O que marcou a diferença foi a operação de propaganda lançada pelo Hezbollah. Em Naqura, no Sul do Líbano, encenou uma recepção triunfal aos presos, designadamente a Kuntar, erigido em herói da nação árabe. Milicianos do Hezbollah, montados em cavalos engalanados de amarelo (a cor do movimento), tapetes vermelhos no chão e bandeiras gigantes. Um cartaz dizia: "O Líbano derrama lágrimas de alegria, Israel lágrimas de dor". O líder do Hezbollah, Hassan Nasrallah, decretou feriado nacional. A sua televisão, Al-Manar, transmitia as palavras da mãe de um dos presos: "Nasrallah, tu devias ser proclamado rei dos árabes".
O preço político
Para lá da opinião sobre o acordo, os analistas tendem a concordar quanto aos ganhos do Hezbollah: não sai apenas fortalecido, como se lava das suas responsabilidades. Pretende demonstrar que só o rapto de israelitas permite libertar prisioneiros, palestinianos ou libaneses, justificando a acção de Julho de 2006, que então lhe valeu a condenação da maioria dos libaneses. "As assinaturas de Olmert e Peres sobre a troca significam a confirmação oficial da derrota e do fracasso da agressão de Julho [2006] perante a vontade da resistência", declarou Nabil Kaouk, comandante do Hezbollah no Sul do Líbano.

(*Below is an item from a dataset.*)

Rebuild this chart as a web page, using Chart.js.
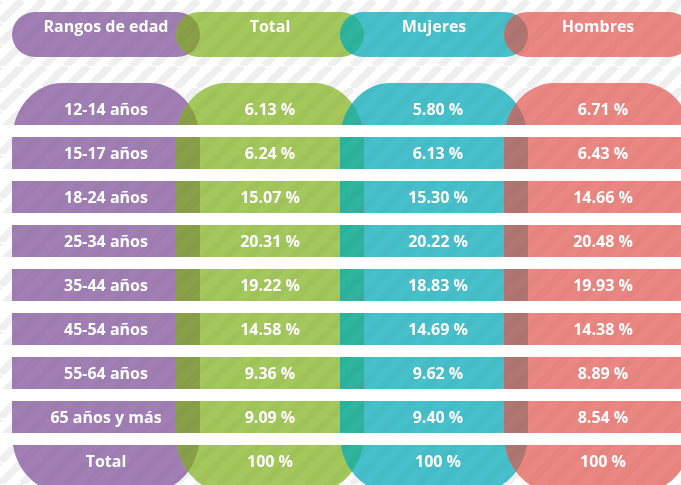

"A troca de prisioneiros dá a Nasrallah uma bandeira para exibir perante o Governo libanês como prova da justeza da via do Hezbollah", conclui, no Ha'aretz, Zvi Barel.
Kuntar "é a cereja no bolo", escreve o analista David Harris no Yedioth Aharonoth. "A popularidade do Hezbollah subiu aos céus entre os libaneses comuns, e não só os xiitas", mostrando que só ele defende o país dos "sionistas" e justificando assim o seu armamento.

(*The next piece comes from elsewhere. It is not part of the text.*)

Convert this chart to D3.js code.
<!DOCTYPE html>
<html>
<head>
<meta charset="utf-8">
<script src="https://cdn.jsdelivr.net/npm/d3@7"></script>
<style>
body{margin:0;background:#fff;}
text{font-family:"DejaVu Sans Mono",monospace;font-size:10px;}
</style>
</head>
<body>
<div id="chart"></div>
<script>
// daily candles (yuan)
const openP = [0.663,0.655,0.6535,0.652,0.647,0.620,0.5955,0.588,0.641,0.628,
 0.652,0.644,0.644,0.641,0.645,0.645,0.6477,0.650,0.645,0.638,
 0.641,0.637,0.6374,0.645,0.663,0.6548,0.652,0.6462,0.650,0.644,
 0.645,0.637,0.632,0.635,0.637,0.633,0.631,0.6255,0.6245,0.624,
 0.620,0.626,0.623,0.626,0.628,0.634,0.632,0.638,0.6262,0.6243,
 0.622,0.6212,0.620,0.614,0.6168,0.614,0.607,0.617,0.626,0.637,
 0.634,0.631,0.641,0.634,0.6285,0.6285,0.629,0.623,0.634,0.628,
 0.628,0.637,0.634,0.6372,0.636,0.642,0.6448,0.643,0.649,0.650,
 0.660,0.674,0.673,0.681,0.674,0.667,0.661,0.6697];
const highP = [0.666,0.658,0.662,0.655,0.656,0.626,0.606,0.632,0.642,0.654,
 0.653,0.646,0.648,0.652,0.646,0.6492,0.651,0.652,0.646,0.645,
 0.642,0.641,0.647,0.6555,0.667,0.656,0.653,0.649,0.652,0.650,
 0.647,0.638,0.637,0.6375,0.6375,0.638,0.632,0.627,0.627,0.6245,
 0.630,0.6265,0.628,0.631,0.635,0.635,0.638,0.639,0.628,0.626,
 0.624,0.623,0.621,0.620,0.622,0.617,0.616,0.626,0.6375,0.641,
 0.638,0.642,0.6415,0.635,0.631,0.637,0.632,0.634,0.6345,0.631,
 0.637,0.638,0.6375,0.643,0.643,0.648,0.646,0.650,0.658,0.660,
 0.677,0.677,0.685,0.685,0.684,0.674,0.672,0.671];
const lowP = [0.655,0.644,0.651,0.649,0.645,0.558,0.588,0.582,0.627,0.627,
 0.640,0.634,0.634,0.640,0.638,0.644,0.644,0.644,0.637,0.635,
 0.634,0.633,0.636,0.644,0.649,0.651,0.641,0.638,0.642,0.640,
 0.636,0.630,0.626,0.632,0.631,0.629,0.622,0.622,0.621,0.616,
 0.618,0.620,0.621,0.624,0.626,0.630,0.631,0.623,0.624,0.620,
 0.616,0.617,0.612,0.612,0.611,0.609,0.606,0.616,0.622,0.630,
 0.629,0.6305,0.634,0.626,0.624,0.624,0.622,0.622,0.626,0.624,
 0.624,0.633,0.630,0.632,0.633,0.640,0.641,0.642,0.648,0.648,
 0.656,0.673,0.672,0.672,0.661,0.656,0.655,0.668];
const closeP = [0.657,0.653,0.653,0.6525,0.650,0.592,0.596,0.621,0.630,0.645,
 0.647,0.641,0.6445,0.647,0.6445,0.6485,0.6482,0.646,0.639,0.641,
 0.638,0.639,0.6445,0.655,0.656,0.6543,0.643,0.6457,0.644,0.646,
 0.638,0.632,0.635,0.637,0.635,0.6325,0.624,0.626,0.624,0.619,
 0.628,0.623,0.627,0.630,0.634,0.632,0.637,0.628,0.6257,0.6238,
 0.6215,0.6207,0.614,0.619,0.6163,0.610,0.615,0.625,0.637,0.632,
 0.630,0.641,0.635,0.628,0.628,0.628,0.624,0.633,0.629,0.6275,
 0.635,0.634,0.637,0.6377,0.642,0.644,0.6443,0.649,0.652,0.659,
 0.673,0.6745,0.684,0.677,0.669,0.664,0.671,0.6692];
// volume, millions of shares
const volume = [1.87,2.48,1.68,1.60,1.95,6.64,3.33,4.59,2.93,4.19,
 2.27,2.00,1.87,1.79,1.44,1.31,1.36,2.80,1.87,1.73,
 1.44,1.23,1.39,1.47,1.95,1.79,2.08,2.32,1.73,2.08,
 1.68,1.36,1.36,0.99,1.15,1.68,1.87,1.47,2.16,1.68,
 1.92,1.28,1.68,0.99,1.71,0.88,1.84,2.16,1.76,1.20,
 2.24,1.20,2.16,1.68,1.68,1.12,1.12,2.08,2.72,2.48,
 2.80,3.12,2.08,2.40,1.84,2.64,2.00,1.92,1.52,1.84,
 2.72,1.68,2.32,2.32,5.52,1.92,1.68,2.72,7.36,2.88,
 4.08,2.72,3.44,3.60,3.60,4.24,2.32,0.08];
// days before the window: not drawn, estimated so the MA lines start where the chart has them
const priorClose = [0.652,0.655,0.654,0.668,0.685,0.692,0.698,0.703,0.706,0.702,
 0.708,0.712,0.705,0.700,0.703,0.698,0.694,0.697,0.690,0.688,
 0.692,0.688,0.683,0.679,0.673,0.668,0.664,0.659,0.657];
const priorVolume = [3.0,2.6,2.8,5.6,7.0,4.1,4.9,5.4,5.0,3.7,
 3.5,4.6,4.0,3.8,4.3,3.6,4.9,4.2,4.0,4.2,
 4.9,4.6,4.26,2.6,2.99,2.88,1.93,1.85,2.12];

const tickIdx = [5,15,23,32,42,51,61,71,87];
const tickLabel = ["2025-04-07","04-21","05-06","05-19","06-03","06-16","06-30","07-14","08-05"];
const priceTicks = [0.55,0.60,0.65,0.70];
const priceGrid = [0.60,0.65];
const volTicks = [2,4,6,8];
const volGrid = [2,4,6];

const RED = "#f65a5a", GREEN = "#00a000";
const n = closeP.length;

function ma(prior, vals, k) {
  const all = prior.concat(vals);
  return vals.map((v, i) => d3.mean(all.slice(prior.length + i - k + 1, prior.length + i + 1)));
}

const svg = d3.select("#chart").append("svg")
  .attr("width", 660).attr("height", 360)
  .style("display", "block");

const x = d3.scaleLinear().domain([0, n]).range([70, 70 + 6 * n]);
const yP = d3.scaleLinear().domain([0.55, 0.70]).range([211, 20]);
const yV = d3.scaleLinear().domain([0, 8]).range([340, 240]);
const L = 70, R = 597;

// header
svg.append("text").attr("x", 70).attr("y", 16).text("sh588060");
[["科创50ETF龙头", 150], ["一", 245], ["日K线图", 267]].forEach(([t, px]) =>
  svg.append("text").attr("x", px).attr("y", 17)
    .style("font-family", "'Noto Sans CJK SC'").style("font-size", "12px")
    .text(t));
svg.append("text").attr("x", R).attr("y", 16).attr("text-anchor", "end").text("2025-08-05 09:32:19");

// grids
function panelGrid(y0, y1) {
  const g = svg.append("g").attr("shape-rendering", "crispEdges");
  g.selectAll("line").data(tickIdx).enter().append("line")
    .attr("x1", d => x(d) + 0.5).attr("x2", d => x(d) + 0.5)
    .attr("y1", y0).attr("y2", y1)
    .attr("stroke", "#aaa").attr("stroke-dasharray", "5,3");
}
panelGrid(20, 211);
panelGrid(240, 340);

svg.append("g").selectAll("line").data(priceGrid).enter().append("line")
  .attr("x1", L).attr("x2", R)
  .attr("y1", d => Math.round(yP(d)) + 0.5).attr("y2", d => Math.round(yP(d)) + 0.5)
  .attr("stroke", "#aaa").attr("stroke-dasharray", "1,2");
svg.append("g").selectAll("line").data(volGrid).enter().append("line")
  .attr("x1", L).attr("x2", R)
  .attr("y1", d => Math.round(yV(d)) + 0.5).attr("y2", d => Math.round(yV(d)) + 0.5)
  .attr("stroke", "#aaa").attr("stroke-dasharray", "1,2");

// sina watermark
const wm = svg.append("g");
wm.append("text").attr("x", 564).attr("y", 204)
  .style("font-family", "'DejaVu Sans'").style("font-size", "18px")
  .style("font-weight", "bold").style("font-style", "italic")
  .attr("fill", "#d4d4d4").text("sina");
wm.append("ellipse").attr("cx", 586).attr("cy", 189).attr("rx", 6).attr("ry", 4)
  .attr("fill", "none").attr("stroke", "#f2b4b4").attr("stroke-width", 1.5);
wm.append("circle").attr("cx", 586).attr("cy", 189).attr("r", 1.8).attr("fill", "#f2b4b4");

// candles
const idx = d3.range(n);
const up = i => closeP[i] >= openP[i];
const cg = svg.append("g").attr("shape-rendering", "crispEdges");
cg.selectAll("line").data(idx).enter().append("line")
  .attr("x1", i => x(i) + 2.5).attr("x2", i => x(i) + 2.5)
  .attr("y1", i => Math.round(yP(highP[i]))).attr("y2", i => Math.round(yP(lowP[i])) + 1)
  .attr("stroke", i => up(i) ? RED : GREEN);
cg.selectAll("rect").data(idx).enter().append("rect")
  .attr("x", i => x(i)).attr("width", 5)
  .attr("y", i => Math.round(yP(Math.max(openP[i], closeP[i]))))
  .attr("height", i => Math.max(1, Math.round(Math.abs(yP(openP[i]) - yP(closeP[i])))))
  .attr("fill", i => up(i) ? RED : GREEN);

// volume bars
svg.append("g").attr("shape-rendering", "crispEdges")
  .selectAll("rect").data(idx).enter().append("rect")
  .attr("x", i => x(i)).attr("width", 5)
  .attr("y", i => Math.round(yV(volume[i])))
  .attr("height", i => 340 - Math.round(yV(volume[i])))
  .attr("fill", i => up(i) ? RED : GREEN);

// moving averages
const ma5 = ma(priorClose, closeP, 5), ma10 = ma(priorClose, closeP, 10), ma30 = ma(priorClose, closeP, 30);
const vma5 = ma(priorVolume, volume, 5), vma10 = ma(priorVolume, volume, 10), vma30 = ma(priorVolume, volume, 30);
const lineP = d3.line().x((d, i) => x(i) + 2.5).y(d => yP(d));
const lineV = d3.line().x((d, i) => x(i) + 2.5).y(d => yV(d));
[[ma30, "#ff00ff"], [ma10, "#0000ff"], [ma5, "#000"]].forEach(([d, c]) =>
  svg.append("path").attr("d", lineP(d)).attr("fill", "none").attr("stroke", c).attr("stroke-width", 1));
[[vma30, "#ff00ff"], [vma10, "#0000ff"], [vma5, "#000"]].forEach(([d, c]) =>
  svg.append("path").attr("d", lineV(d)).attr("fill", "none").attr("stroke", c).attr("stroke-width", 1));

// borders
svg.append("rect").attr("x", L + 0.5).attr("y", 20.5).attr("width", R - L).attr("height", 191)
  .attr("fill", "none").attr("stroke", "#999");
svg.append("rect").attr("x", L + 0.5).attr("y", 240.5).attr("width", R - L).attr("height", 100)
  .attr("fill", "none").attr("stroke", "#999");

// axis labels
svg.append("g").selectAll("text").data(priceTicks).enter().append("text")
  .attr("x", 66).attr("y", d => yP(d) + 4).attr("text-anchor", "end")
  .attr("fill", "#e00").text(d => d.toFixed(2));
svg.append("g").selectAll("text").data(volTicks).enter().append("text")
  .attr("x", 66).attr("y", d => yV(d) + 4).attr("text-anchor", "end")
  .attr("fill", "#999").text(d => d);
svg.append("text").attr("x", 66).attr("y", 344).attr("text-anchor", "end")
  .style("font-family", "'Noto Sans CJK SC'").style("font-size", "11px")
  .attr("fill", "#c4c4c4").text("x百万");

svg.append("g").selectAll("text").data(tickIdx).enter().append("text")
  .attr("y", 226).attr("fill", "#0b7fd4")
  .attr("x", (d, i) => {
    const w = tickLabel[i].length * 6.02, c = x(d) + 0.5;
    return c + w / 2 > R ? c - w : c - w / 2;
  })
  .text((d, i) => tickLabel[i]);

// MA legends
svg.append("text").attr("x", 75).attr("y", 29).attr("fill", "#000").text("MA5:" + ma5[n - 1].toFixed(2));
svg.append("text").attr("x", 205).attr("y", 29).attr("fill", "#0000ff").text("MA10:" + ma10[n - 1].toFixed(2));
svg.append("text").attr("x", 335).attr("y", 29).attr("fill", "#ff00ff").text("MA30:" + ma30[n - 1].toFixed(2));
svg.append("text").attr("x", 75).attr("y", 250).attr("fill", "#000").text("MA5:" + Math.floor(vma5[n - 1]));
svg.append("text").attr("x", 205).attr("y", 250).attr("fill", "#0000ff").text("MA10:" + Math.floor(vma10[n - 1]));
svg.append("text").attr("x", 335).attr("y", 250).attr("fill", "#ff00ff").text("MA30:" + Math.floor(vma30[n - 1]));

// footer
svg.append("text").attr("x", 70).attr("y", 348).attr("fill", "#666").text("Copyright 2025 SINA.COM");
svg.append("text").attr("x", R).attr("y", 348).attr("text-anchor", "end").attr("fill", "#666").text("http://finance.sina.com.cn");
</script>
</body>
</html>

Inversamente, argumenta Ronen Hoffman, especialista em estratégia e negociações, é Israel que sai fortalecido. "Paradoxalmente, aquilo que é percebido como fraqueza é a nossa força. Podemos permitir-nos ser vulneráveis, porque isso lembra-nos que somos um povo moral e ético." Idêntica posição subscrevia no Yedioth Uri Misgav: "Dignificou-se o sacrifício dos soldados e das famílias" e "a euforia de Nasrallah não durará muito".
A opinião pública está agora centrada na libertação do cabo Gilad Shalit, ainda vivo e prisioneiro do Hamas. "O preço vai subir", prevê o ministro Zeev Boim, que votou contra o acordo. Em editorial, o Ha'aretz coloca a sua libertação como prioridade absoluta do Governo, o que exigirá outro tipo de "penosas decisões", pois a sua libertação deverá inscrever-se "num processo de paz global".